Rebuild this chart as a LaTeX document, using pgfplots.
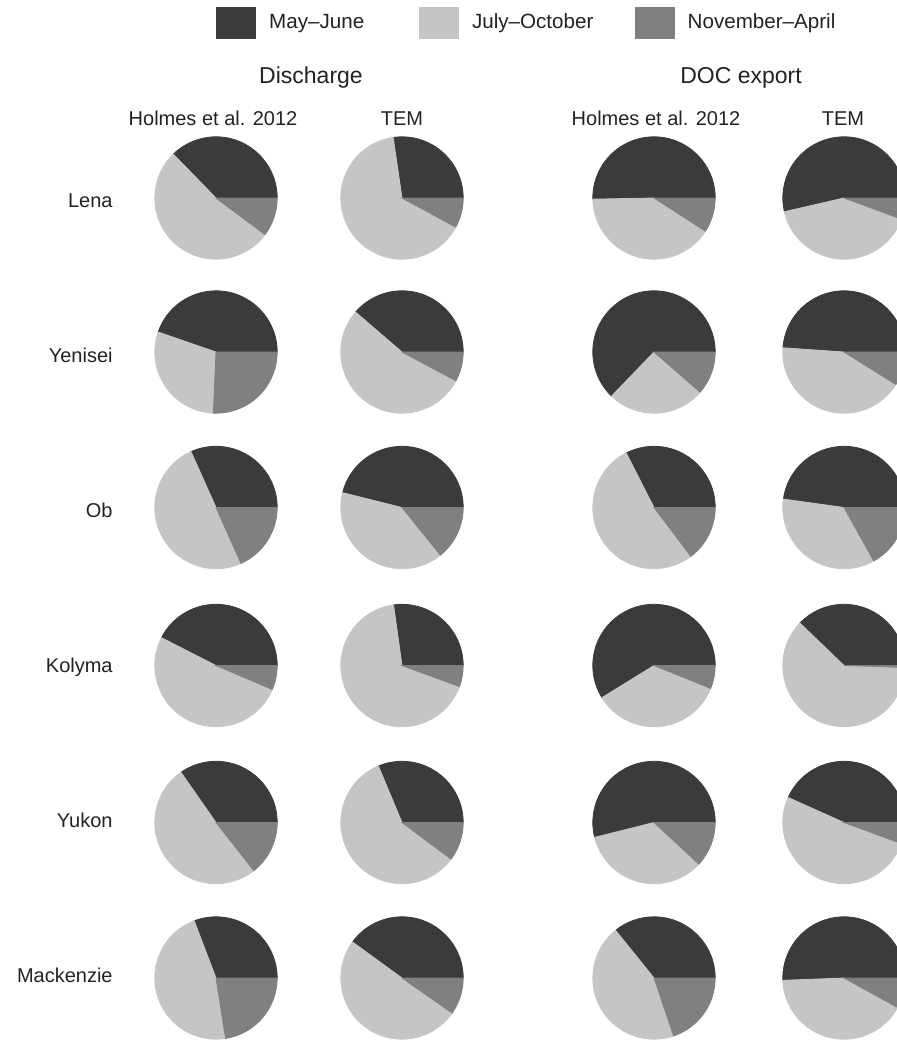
\documentclass[border=0pt]{standalone}
\usepackage{pgfplots}
\pgfplotsset{compat=1.18}
\usepackage{pgfplotstable}
\usepackage{fontspec}
\setmainfont{Liberation Sans}
\definecolor{cMJ}{HTML}{3B3B3D}
\definecolor{cJO}{HTML}{C4C5C7}
\definecolor{cNA}{HTML}{7F8082}
\definecolor{txt}{HTML}{222222}

% x = panel column centre, y = river row centre (picture units)
% mj = May-June, jo = July-October, na = November-April (fractions)
\pgfplotstableread{
x   y     mj    jo    na
216 198   0.373 0.525 0.102
402 198   0.273 0.648 0.079
654 198   0.503 0.406 0.091
844 198   0.536 0.408 0.056
216 352   0.447 0.296 0.257
402 352   0.387 0.535 0.078
654 352   0.628 0.258 0.114
844 352   0.489 0.422 0.089
216 507.5 0.317 0.500 0.183
402 507.5 0.461 0.397 0.142
654 507.5 0.325 0.528 0.147
844 507.5 0.478 0.353 0.169
216 665.5 0.425 0.511 0.064
402 665.5 0.272 0.672 0.056
654 665.5 0.588 0.351 0.061
844 665.5 0.378 0.617 0.005
216 822.5 0.347 0.509 0.144
402 822.5 0.313 0.585 0.102
654 822.5 0.539 0.342 0.119
844 822.5 0.433 0.511 0.056
216 978   0.308 0.467 0.225
402 978   0.400 0.503 0.097
654 978   0.358 0.444 0.198
844 978   0.506 0.414 0.080
}\piedata

\pgfdeclareplotmark{nomark}{}
\pgfplotsset{
  pieslice/.style n args={3}{
    scatter, only marks, mark=nomark, forget plot,
    visualization depends on={\thisrow{mj} \as \fmj},
    visualization depends on={\thisrow{jo} \as \fjo},
    scatter/@pre marker code/.code={%
      \pgfmathsetmacro\sa{#2}%
      \pgfmathsetmacro\ea{#3}%
      \fill[#1] (0pt,0pt) -- (\sa:30.6pt) arc[start angle=\sa, end angle=\ea, radius=30.6pt] -- cycle;
    },
    scatter/@post marker code/.code={},
  },
  swatch/.style={legend image code/.code={\fill[#1] (0pt,-7.75pt) rectangle (19.5pt,7.75pt);}},
}

\begin{document}
\begin{tikzpicture}
\useasboundingbox (0pt,0pt) rectangle (448.5pt,520pt);
\begin{axis}[
  at={(0pt,0pt)}, anchor=south west,
  scale only axis, width=448.5pt, height=520pt,
  xmin=0, xmax=897, ymin=0, ymax=1040, y dir=reverse,
  hide axis, clip=false,
  legend columns=3,
  legend style={
    at={(axis cs:216,22.5)}, anchor=west,
    draw=none, fill=none, inner sep=0pt,
    font=\fontsize{10.3}{12}\selectfont, text=txt,
    nodes={inner sep=0pt},
    /tikz/every odd column/.style={column sep=6.5pt},
    /tikz/column 2/.style={column sep=27.5pt},
    /tikz/column 4/.style={column sep=20.75pt},
  },
]
\addplot[pieslice={cMJ}{0}{360*\fmj}] table[x=x,y=y] {\piedata};
\addplot[pieslice={cJO}{360*\fmj}{360*(\fmj+\fjo)}] table[x=x,y=y] {\piedata};
\addplot[pieslice={cNA}{360*(\fmj+\fjo)}{360}] table[x=x,y=y] {\piedata};

\addlegendimage{swatch=cMJ}
\addlegendentry{May--June}
\addlegendimage{swatch=cJO}
\addlegendentry{July--October}
\addlegendimage{swatch=cNA}
\addlegendentry{November--April}

% group headers
\node[anchor=base, text=txt, font=\fontsize{11.5}{14}\selectfont] at (axis cs:311,83.5) {Discharge};
\node[anchor=base, text=txt, font=\fontsize{11.5}{14}\selectfont] at (axis cs:741,83.5) {DOC export};
% column headers
\node[anchor=base, text=txt, font=\fontsize{10}{12}\selectfont] at (axis cs:213,125.3) {Holmes et al. 2012};
\node[anchor=base, text=txt, font=\fontsize{10}{12}\selectfont] at (axis cs:402,125.3) {TEM};
\node[anchor=base, text=txt, font=\fontsize{10}{12}\selectfont] at (axis cs:656,125.3) {Holmes et al. 2012};
\node[anchor=base, text=txt, font=\fontsize{10}{12}\selectfont] at (axis cs:843,125.3) {TEM};
% row labels
\node[anchor=base east, inner sep=0pt, text=txt, font=\fontsize{10}{12}\selectfont] at (axis cs:113,207) {Lena};
\node[anchor=base east, inner sep=0pt, text=txt, font=\fontsize{10}{12}\selectfont] at (axis cs:113,362) {Yenisei};
\node[anchor=base east, inner sep=0pt, text=txt, font=\fontsize{10}{12}\selectfont] at (axis cs:113,517) {Ob};
\node[anchor=base east, inner sep=0pt, text=txt, font=\fontsize{10}{12}\selectfont] at (axis cs:113,672) {Kolyma};
\node[anchor=base east, inner sep=0pt, text=txt, font=\fontsize{10}{12}\selectfont] at (axis cs:113,827) {Yukon};
\node[anchor=base east, inner sep=0pt, text=txt, font=\fontsize{10}{12}\selectfont] at (axis cs:113,982) {Mackenzie};
\end{axis}
\end{tikzpicture}
\end{document}
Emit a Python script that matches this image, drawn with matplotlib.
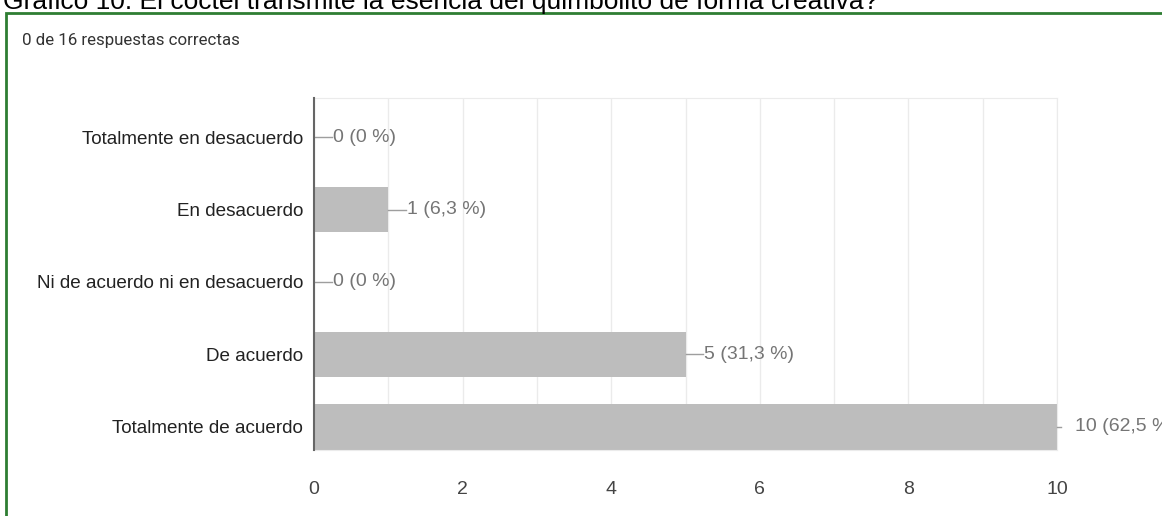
import numpy as np
import matplotlib.pyplot as plt
from matplotlib.patches import Rectangle

categories = ["Totalmente en desacuerdo", "En desacuerdo", "Ni de acuerdo ni en desacuerdo",
              "De acuerdo", "Totalmente de acuerdo"]
counts = [0, 1, 0, 5, 10]
percent_labels = ["0 (0 %)", "1 (6,3 %)", "0 (0 %)", "5 (31,3 %)", "10 (62,5 %)"]
x_ticks = [0, 2, 4, 6, 8, 10]

plt.rcParams['font.family'] = ['Liberation Sans', 'DejaVu Sans']

fig = plt.figure(figsize=(11.62, 5.16), dpi=100)

# caption above the green frame, cut off by the top edge
fig.text(0.003, 1 - 9/516, "Gráfico 10: El cóctel transmite la esencia del quimbolito de forma creativa?",
         fontsize=19, color='black', va='baseline', ha='left')

# green frame
frame = Rectangle((6/1162, -0.05), 1.2, 1 - 13/516 + 0.05, transform=fig.transFigure,
                  fill=False, edgecolor='#2e7d32', linewidth=2, clip_on=False)
fig.patches.append(frame)

fig.text(22/1162, 1 - 41/516, "0 de 16 respuestas correctas", fontsize=12.2, color='#333333',
         family=['Roboto', 'DejaVu Sans'], va='center', ha='left')

ax = fig.add_axes([314/1162, 1 - 450/516, (1057 - 314)/1162, (450 - 98)/516])
y = np.arange(len(categories))
ax.barh(y, counts, height=0.63, color='#bdbdbd', zorder=2)

ax.set_xlim(0, 10)
ax.set_ylim(4.32, -0.54)
ax.set_xticks(x_ticks)
ax.set_xticks(np.arange(0, 11, 1), minor=True)
ax.set_yticks(y)
ax.set_yticklabels(categories)
ax.grid(True, which='both', axis='x', color='#ebebeb', linewidth=1, zorder=0)
ax.tick_params(axis='both', which='both', length=0, labelsize=14, colors='#444444')
ax.tick_params(axis='y', labelsize=13.6)
ax.tick_params(axis='x', pad=22)
ax.tick_params(axis='y', pad=8)
for t in ax.get_yticklabels():
    t.set_color('#222222')

for side in ['top', 'right', 'bottom']:
    ax.spines[side].set_color('#ebebeb')
ax.spines['left'].set_color('#666666')
ax.spines['left'].set_linewidth(1.5)
ax.spines['left'].set_zorder(3)

for i, (c, lab) in enumerate(zip(counts, percent_labels)):
    if c < 10:
        ax.plot([c, c + 0.24], [i, i], color='#9e9e9e', linewidth=1, zorder=3, clip_on=False)
        ax.text(c + 0.25, i, lab, fontsize=14, color='#757575', va='center', ha='left', clip_on=False)
    else:
        ax.plot([c, c + 0.05], [i, i], color='#9e9e9e', linewidth=1, zorder=3, clip_on=False)
        ax.text(c + 0.24, i, lab, fontsize=14, color='#757575', va='center', ha='left', clip_on=False)

fig.savefig("out.png", dpi=100)
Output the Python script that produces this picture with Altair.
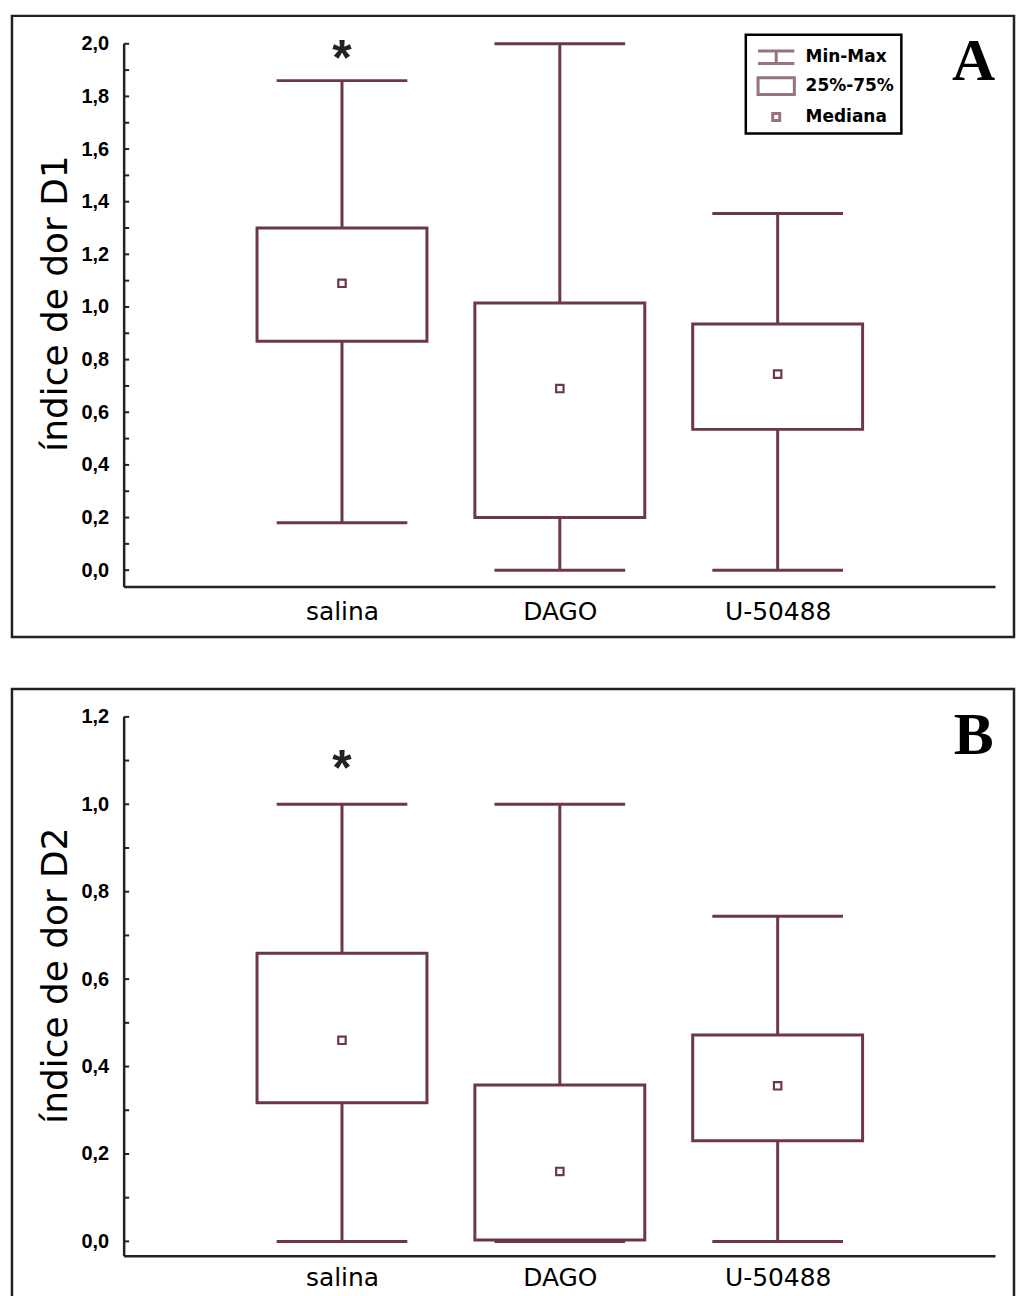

.....

• Work to be completed
Leave the pictures out and copy exactly the lines from the one with "Emit a Python" to the one with "fig = plt.figure(figsize=(11.62, 5.16), dpi=100)", both included.

• Written answer
Emit a Python script that matches this image, drawn with matplotlib.
import numpy as np
import matplotlib.pyplot as plt
from matplotlib.patches import Rectangle

categories = ["Totalmente en desacuerdo", "En desacuerdo", "Ni de acuerdo ni en desacuerdo",
              "De acuerdo", "Totalmente de acuerdo"]
counts = [0, 1, 0, 5, 10]
percent_labels = ["0 (0 %)", "1 (6,3 %)", "0 (0 %)", "5 (31,3 %)", "10 (62,5 %)"]
x_ticks = [0, 2, 4, 6, 8, 10]

plt.rcParams['font.family'] = ['Liberation Sans', 'DejaVu Sans']

fig = plt.figure(figsize=(11.62, 5.16), dpi=100)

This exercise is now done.